Re-centrarnos con Cristo en su Pueblo
es tener el coraje de ir hacia las periferias del presente y del
futuro confiados en la esperanza de que el Señor sigue presente y Su
presencia será fuente de Vida abundante.
. De aquí vendrá la creatividad y
la fuerza para llegar a donde se gestan los nuevos paradigmas que
están pautando la vida de nuestros países y poder alcanzar, con la
Palabra de Jesús, los núcleos más hondos del alma de las ciudades
donde, cada día más, crece la experiencia de no sentirse ciudadanos
sino más bien ‘ciudadanos a medias’ o ‘sobrantes urbanos’.
(Cfr. EG 74).
Es cierto, no lo podemos negar, la
realidad se nos presenta cada vez más complicada y desconcertante,
pero se nos pide vivirla como discípulos del Maestro sin permitirnos
ser observadores asépticos e imparciales, sino hombres y mujeres
apasionados por el Reino deseosos de impregnar las estructuras de la
sociedad con la Vida y el Amor que hemos conocido. Y esto no como
colonizadores o dominadores sino compartiendo el buen olor de Cristo
y que sea ese olor el que siga transformando vidas. Vuelvo a
reiterarles, como hermano, lo que escribía en Evangelii
Gaudium (49):
‘prefiero una Iglesia accidentada,
herida y manchada por salir a la calle, antes que una Iglesia enferma
por el encierro y la comodidad de aferrarse a las propias
seguridades. No quiero una Iglesia preocupada por ser el centro y que
termine clausurada en una maraña de obsesiones y procedimientos.
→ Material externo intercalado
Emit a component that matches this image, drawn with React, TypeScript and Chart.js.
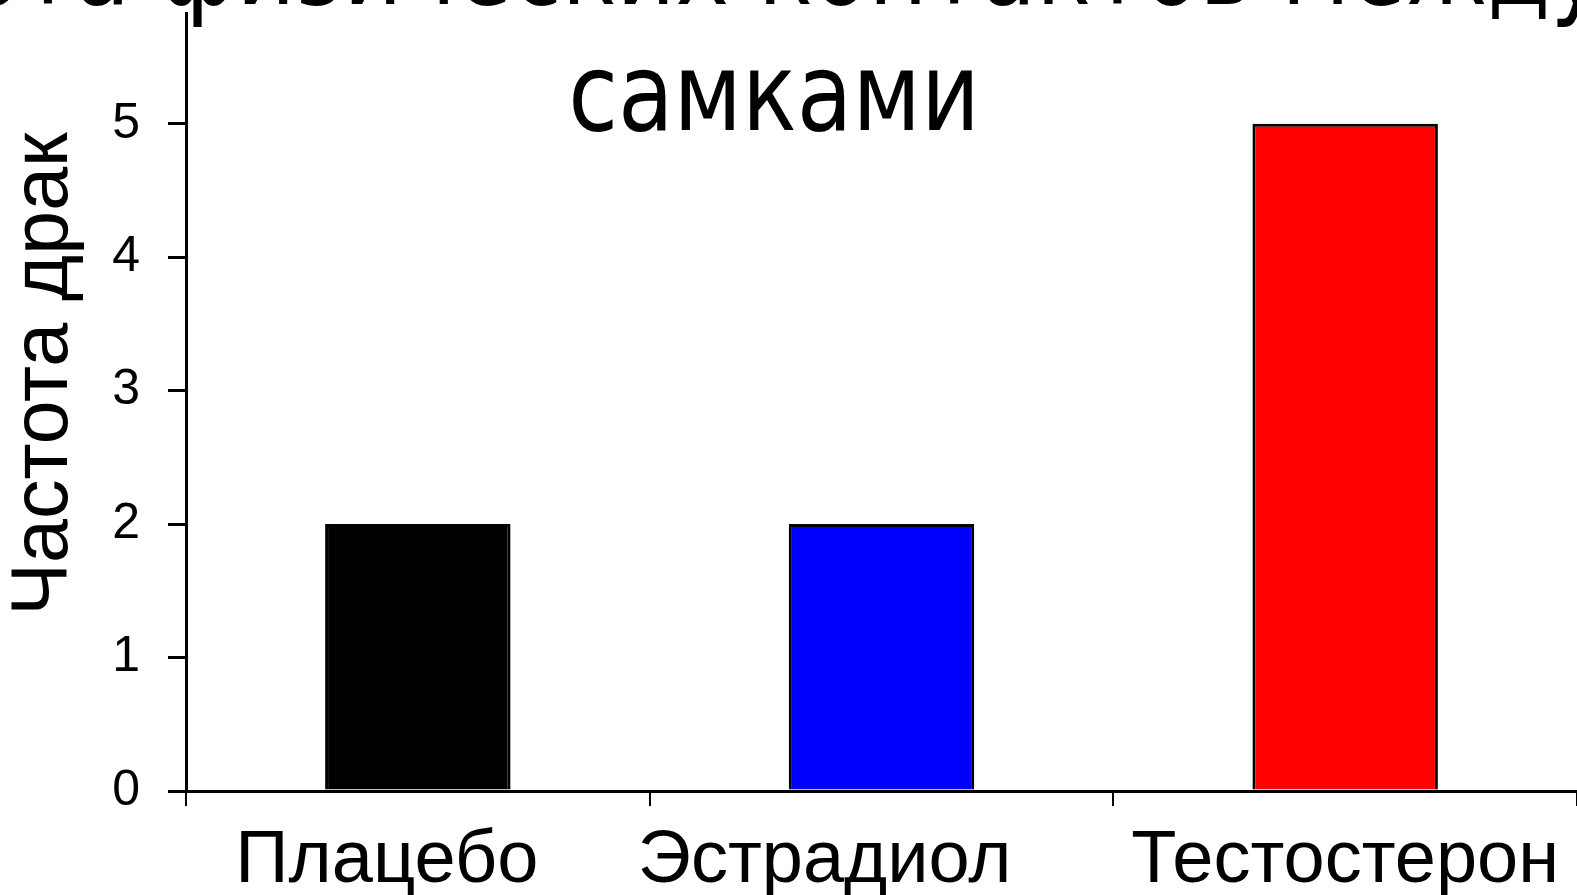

Si
algo debe inquietarnos santamente y preocupar nuestra conciencia es
que tantos hermanos nuestros vivan sin la fuerza, la luz y el
consuelo de la amistad con Jesucristo, sin una comunidad de fe que
los contenga, sin un horizonte de sentido y de vida. Más que el
temor a equivocarnos espero que nos mueva el temor a encerrarnos en
las estructuras que nos dan una falsa contención, en las normas que
nos vuelven jueces implacables, en las costumbres donde nos sentimos
tranquilos, mientras afuera hay una multitud hambrienta y Jesús nos
repite sin cansarse: ‘¡Dadles vosotros de comer!’ (Mc 6,37)’.
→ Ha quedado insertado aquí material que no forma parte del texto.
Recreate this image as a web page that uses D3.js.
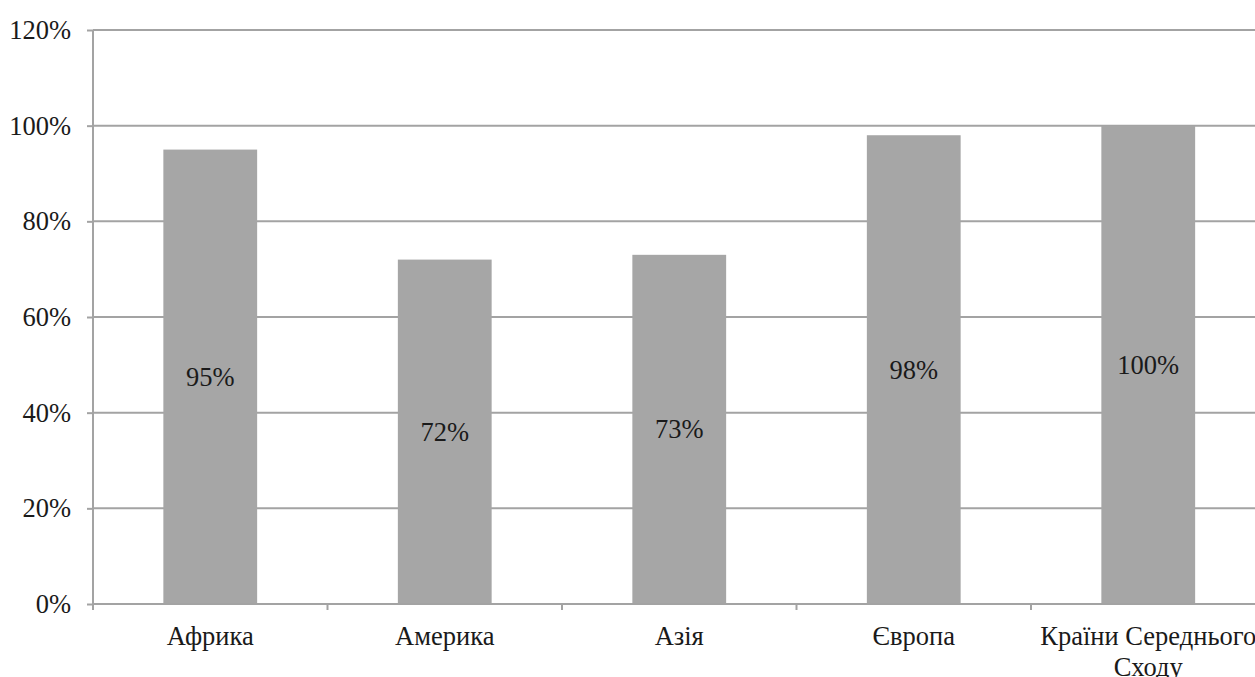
<!DOCTYPE html>
<html>
<head>
<meta charset="utf-8">
<script src="https://cdn.jsdelivr.net/npm/d3@7"></script>
<style>
  html, body { margin: 0; padding: 0; background: #fff; overflow: hidden; }
  svg { display: block; }
</style>
</head>
<body>
<svg id="chart" width="1255" height="677"></svg>
<script>
// Share by region
const categories = ["Африка", "Америка", "Азія", "Європа", "Країни Середнього Сходу"];
const values = [0.95, 0.72, 0.73, 0.98, 1.00];
const yTicks = [0, 0.2, 0.4, 0.6, 0.8, 1.0, 1.2];

const fontStack = "'Liberation Serif', 'Times New Roman', serif";
const textColor = "#1a1a1a";
const fontSize = 26.5;

const svg = d3.select("#chart");
const plotLeft = 93, plotTop = 30, plotBottom = 604;
const step = 234.5;
const plotRight = plotLeft + step * categories.length;

const x = d3.scaleBand()
  .domain(categories)
  .range([plotLeft, plotRight])
  .paddingInner(0.6)
  .paddingOuter(0.3);

const y = d3.scaleLinear().domain([0, 1.2]).range([plotBottom, plotTop]);

const lineColor = "#a3a3a3";
const barColor = "#a6a6a6";
const pct = d3.format(".0%");

// horizontal grid lines
svg.append("g").selectAll("line")
  .data(yTicks.filter(d => d > 0))
  .join("line")
  .attr("x1", plotLeft).attr("x2", plotRight)
  .attr("y1", d => y(d)).attr("y2", d => y(d))
  .attr("stroke", lineColor).attr("stroke-width", 2);

// bars
svg.append("g").selectAll("rect")
  .data(values)
  .join("rect")
  .attr("x", (d, i) => x(categories[i]))
  .attr("width", x.bandwidth())
  .attr("y", d => y(d))
  .attr("height", d => y(0) - y(d))
  .attr("fill", barColor);

// value labels in the middle of each bar
svg.append("g").selectAll("text")
  .data(values)
  .join("text")
  .attr("x", (d, i) => x(categories[i]) + x.bandwidth() / 2)
  .attr("y", d => (y(d) + y(0)) / 2)
  .attr("text-anchor", "middle")
  .attr("dominant-baseline", "central")
  .style("font-family", fontStack)
  .style("font-size", fontSize + "px")
  .style("fill", textColor)
  .text(d => pct(d));

// y axis
const yAxis = d3.axisLeft(y)
  .tickValues(yTicks)
  .tickFormat(pct)
  .tickSize(6)
  .tickPadding(16);
const gy = svg.append("g").attr("transform", `translate(${plotLeft},0)`).call(yAxis);
gy.select(".domain").attr("stroke", lineColor).attr("stroke-width", 2).attr("d", `M0,${plotTop}V${plotBottom + 6}`);
gy.selectAll(".tick line").attr("stroke", lineColor).attr("stroke-width", 2);
gy.selectAll(".tick text")
  .style("font-family", fontStack)
  .style("font-size", fontSize + "px")
  .style("fill", textColor);

// x axis line and category separators
svg.append("line")
  .attr("x1", plotLeft).attr("x2", plotRight)
  .attr("y1", plotBottom).attr("y2", plotBottom)
  .attr("stroke", lineColor).attr("stroke-width", 2);
svg.append("g").selectAll("line")
  .data(d3.range(categories.length + 1))
  .join("line")
  .attr("x1", i => plotLeft + i * x.step()).attr("x2", i => plotLeft + i * x.step())
  .attr("y1", plotBottom).attr("y2", plotBottom + 6)
  .attr("stroke", lineColor).attr("stroke-width", 2);

// category labels, wrapped to two lines when long
const catLabels = svg.append("g").selectAll("text")
  .data(categories)
  .join("text")
  .attr("x", d => x(d) + x.bandwidth() / 2)
  .attr("y", 645)
  .attr("text-anchor", "middle")
  .style("font-family", fontStack)
  .style("font-size", fontSize + "px")
  .style("fill", textColor);
catLabels.each(function(d) {
  const t = d3.select(this);
  const words = d.split(" ");
  const lines = words.length > 2 ? [words.slice(0, 2).join(" "), words.slice(2).join(" ")] : [d];
  lines.forEach((ln, k) => {
    t.append("tspan")
      .attr("x", t.attr("x"))
      .attr("dy", k === 0 ? 0 : 31)
      .text(ln);
  });
});
</script>
</body>
</html>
Esto ayudará a revelar la dimensión
misericordiosa de la maternidad de la Iglesia que, al ejemplo de
Aparecida, está entre los “ríos y el fango de la historia”
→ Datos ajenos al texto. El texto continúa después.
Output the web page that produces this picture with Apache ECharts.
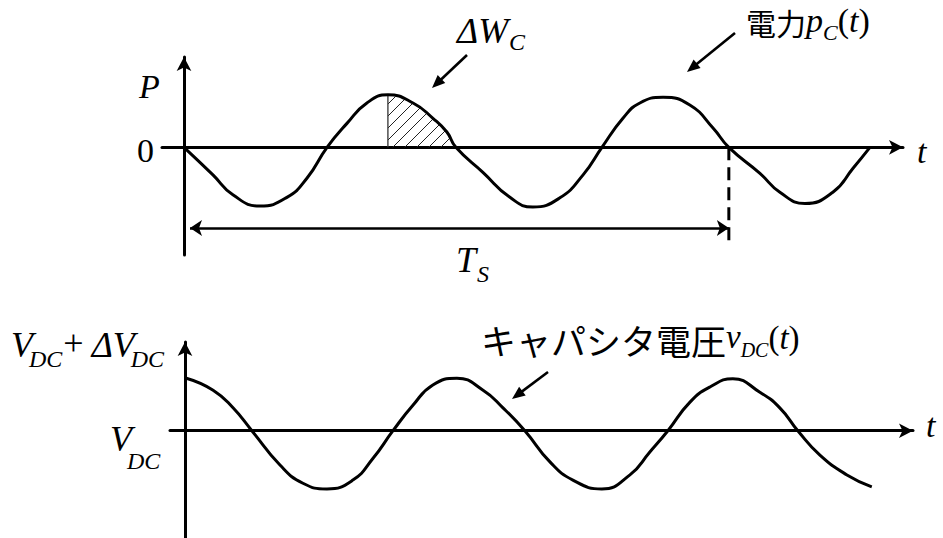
<!DOCTYPE html>
<html>
<head>
<meta charset="utf-8">
<script src="https://cdn.jsdelivr.net/npm/echarts@6.0.0/dist/echarts.min.js"></script>
<style>
  html, body { margin: 0; padding: 0; background: #fff; }
  #chart { width: 943px; height: 538px; }
</style>
</head>
<body>
<div id="chart"></div>
<script>
// Capacitor power p_C(t) over one switching period (time in ripple-period %, power normalised)
const powerT = [0, 10.6, 17.9, 27.8, 37.7, 45.1, 52.4, 59.7, 67.0, 74.7, 83.9, 91.2, 96.3, 99.6,
  109.5, 119.4, 127.8, 137.7, 146.2, 153.1, 160.8, 167.0, 175.5, 185.3, 193.8, 199.6,
  211.0, 218.3, 227.5, 237.7, 245.1, 251.3];
const powerP = [0, -0.54, -0.93, -1.15, -0.98, -0.60, 0, 0.47, 0.87, 1.03, 0.87, 0.57, 0.30, 0,
  -0.49, -0.98, -1.17, -0.99, -0.54, 0, 0.57, 0.87, 0.98, 0.83, 0.38, 0,
  -0.51, -0.88, -1.10, -0.88, -0.41, 0];

// Capacitor voltage ripple v_DC(t) around V_DC (normalised to ΔV_DC)
const voltT = [0.5, 10.3, 17.6, 24.5, 34.8, 43.2, 52.0, 61.5, 68.9, 76.2, 83.5, 90.8, 99.6,
  109.2, 116.5, 124.5, 133.7, 142.1, 152.7, 163.0, 170.3, 176.9, 185.0, 192.3, 200.7,
  210.6, 217.9, 224.5, 232.6, 242.5, 251.6];
const voltV = [1.01, 0.78, 0.44, 0, -0.66, -1.01, -1.12, -0.95, -0.53, 0, 0.49, 0.88, 1.01,
  0.78, 0.44, 0, -0.60, -0.95, -1.12, -0.85, -0.41, 0, 0.55, 0.84, 1.0,
  0.74, 0.44, 0, -0.47, -0.85, -1.08];

// Switching period T_S marker
const tsStart = 2.2;
const tsEnd = 199.6;
const tsLevel = -1.58;
const tsDashBottom = -1.82;

const SERIF = '"Liberation Serif", "Times New Roman", serif';
const CJK = '"Noto Sans CJK JP", sans-serif';

const zip = (xs, ys) => xs.map((x, i) => [x, ys[i]]);
const powerData = zip(powerT, powerP);
const voltData = zip(voltT, voltV);

// ΔW_C: energy from the first power peak down to the next zero crossing
const peakIdx = powerP.indexOf(Math.max(...powerP));
let endIdx = peakIdx + 1;
while (endIdx < powerP.length && powerP[endIdx] > 0) endIdx++;
const hatchData = powerData.slice(peakIdx, endIdx + 1);

// diagonal hatch tile
function hatchTile() {
  const c = document.createElement('canvas');
  const s = 12;
  c.width = s; c.height = s;
  const g = c.getContext('2d');
  g.strokeStyle = '#222';
  g.lineWidth = 1;
  g.beginPath();
  g.moveTo(-1, s + 1); g.lineTo(s + 1, -1);
  g.moveTo(-1, 1); g.lineTo(1, -1);
  g.moveTo(s - 1, s + 1); g.lineTo(s + 1, s - 1);
  g.stroke();
  return c.toDataURL();
}

// text runs with subscripts, placed piece by piece
const measureCtx = document.createElement('canvas').getContext('2d');
function textRun(x, y, parts) {
  const out = [];
  let cx = x;
  parts.forEach(p => {
    const font = (p.it ? 'italic ' : '') + p.size + 'px ' + (p.fam || SERIF);
    measureCtx.font = font;
    cx += p.pre || 0;
    out.push({
      type: 'text', x: cx, y: y + (p.dy || 0), silent: true,
      style: { text: p.s, font: font, fill: '#000', align: 'left', verticalAlign: 'middle' }
    });
    cx += measureCtx.measureText(p.s).width + (p.post || 0);
  });
  return out;
}

function arrow(x1, y1, x2, y2) {
  const len = 13, half = 5.5;
  const dx = x2 - x1, dy = y2 - y1, d = Math.hypot(dx, dy);
  const ux = dx / d, uy = dy / d;
  const bx = x2 - ux * len, by = y2 - uy * len;
  return [
    { type: 'line', silent: true, shape: { x1: x1, y1: y1, x2: bx + ux * 2, y2: by + uy * 2 },
      style: { stroke: '#000', lineWidth: 2.6 } },
    { type: 'polygon', silent: true,
      shape: { points: [[x2, y2], [bx - uy * half, by + ux * half], [bx + uy * half, by - ux * half]] },
      style: { fill: '#000' } }
  ];
}

const axisLine = {
  onZero: true,
  symbol: ['none', 'arrow'],
  symbolSize: [11, 14],
  lineStyle: { color: '#000', width: 3 }
};
const hidden = { axisTick: { show: false }, axisLabel: { show: false }, splitLine: { show: false } };

const graphics = [].concat(
  textRun(139, 86, [{ s: 'P', size: 34, it: true }]),
  textRun(137, 150, [{ s: '0', size: 34 }]),
  textRun(917, 151, [{ s: 't', size: 34, it: true }]),
  textRun(457, 31, [{ s: 'ΔW', size: 36, it: true }, { s: 'C', size: 24, it: true, dy: 11, pre: 1 }]),
  textRun(746, 22, [
    { s: '電力', size: 30, fam: CJK },
    { s: 'p', size: 34, it: true, dy: -2 },
    { s: 'C', size: 22, it: true, dy: 10 },
    { s: '(', size: 34, dy: -2 },
    { s: 't', size: 34, it: true, dy: -2 },
    { s: ')', size: 34, dy: -2 }
  ]),
  textRun(456, 260, [{ s: 'T', size: 36, it: true }, { s: 'S', size: 24, it: true, dy: 14, pre: 1 }]),
  textRun(11, 345, [
    { s: 'V', size: 36, it: true },
    { s: 'DC', size: 24, it: true, dy: 14, pre: -4 },
    { s: '+', size: 36, dy: -2, pre: 1 },
    { s: 'Δ', size: 36, it: true, pre: 8 },
    { s: 'V', size: 36, it: true },
    { s: 'DC', size: 24, it: true, dy: 14, pre: -4 }
  ]),
  textRun(110, 439, [{ s: 'V', size: 36, it: true }, { s: 'DC', size: 24, it: true, dy: 22, pre: -5 }]),
  textRun(926, 425, [{ s: 't', size: 34, it: true }]),
  textRun(481, 339, [
    { s: 'キャパシタ電圧', size: 35, fam: CJK },
    { s: 'v', size: 33, it: true, dy: -2 },
    { s: 'DC', size: 20, it: true, dy: 11 },
    { s: '(', size: 33, dy: -1 },
    { s: 't', size: 33, it: true, dy: -1 },
    { s: ')', size: 33, dy: -1 }
  ]),
  arrow(467, 55, 432, 88),
  arrow(735, 33, 687, 72),
  arrow(548, 372, 512, 399)
);

const chart = echarts.init(document.getElementById('chart'), null, { renderer: 'svg' });
chart.setOption({
  animation: false,
  backgroundColor: '#fff',
  grid: [
    { left: 162, top: 57, width: 741, height: 198 },
    { left: 170, top: 342, width: 743, height: 196 }
  ],
  xAxis: [
    Object.assign({ type: 'value', gridIndex: 0, min: -8.06, max: 263.4, axisLine: axisLine }, hidden),
    Object.assign({ type: 'value', gridIndex: 1, min: -5.49, max: 266.7, axisLine: axisLine }, hidden)
  ],
  yAxis: [
    Object.assign({ type: 'value', gridIndex: 0, min: -2.11, max: 1.771, axisLine: axisLine }, hidden),
    Object.assign({ type: 'value', gridIndex: 1, min: -2.063, max: 1.706, axisLine: axisLine }, hidden)
  ],
  series: [
    {
      name: 'ΔW_C', type: 'line', xAxisIndex: 0, yAxisIndex: 0, data: hatchData,
      smooth: 0.5, symbol: 'none', lineStyle: { width: 0 },
      areaStyle: { color: { image: hatchTile(), repeat: 'repeat' }, opacity: 1 }, z: 2
    },
    {
      name: 'peak', type: 'line', xAxisIndex: 0, yAxisIndex: 0,
      data: [[powerT[peakIdx], 0], [powerT[peakIdx], powerP[peakIdx]]],
      symbol: 'none', lineStyle: { color: '#333', width: 1.3 }, z: 3
    },
    {
      name: 'p_C(t)', type: 'line', xAxisIndex: 0, yAxisIndex: 0, data: powerData,
      smooth: 0.5, symbol: 'none', lineStyle: { color: '#000', width: 3 }, z: 4
    },
    {
      name: 'T_S end', type: 'line', xAxisIndex: 0, yAxisIndex: 0,
      data: [[tsEnd, 0], [tsEnd, tsDashBottom]],
      symbol: 'none', lineStyle: { color: '#000', width: 3, type: [13, 7] }, z: 4
    },
    {
      name: 'T_S', type: 'lines', coordinateSystem: 'cartesian2d', xAxisIndex: 0, yAxisIndex: 0,
      symbol: ['arrow', 'arrow'], symbolSize: 12,
      lineStyle: { color: '#000', width: 2.6, opacity: 1 },
      data: [{ coords: [[tsStart, tsLevel], [tsEnd, tsLevel]] }], z: 4
    },
    {
      name: 'v_DC(t)', type: 'line', xAxisIndex: 1, yAxisIndex: 1, data: voltData,
      smooth: 0.5, symbol: 'none', lineStyle: { color: '#000', width: 3 }, z: 4
    }
  ],
  graphic: graphics
});
</script>
</body>
</html>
acompañando y alentando la esperanza para que cada persona, allí
donde está, pueda sentirse en casa, puede sentirse hijo amado,
buscado y esperado. Esta mirada, este diálogo con el Pueblo fiel de
Dios, ofrece al pastor dos actitudes muy lindas a cultivar: coraje
para anunciar el evangelio y aguante para sobrellevar las
dificultades y los sinsabores que la misma predicación provoca. En
la medida en que nos involucremos con la vida de nuestro pueblo fiel
y sintamos el hondón de sus heridas, podremos mirar sin “filtros
clericales” el rostro de Cristo, ir a su Evangelio para rezar,
pensar, discernir y dejarnos transformar, desde Su rostro, en
pastores de esperanza. Que María, Nuestra Señora Aparecida, nos
siga llevando a su Hijo para que nuestros pueblos en Él, tengan
vida… y en abundancia. Y, por favor, les pido que no se olviden de
rezar por mi. Que Jesús los bendiga y la Virgen Santa los cuide.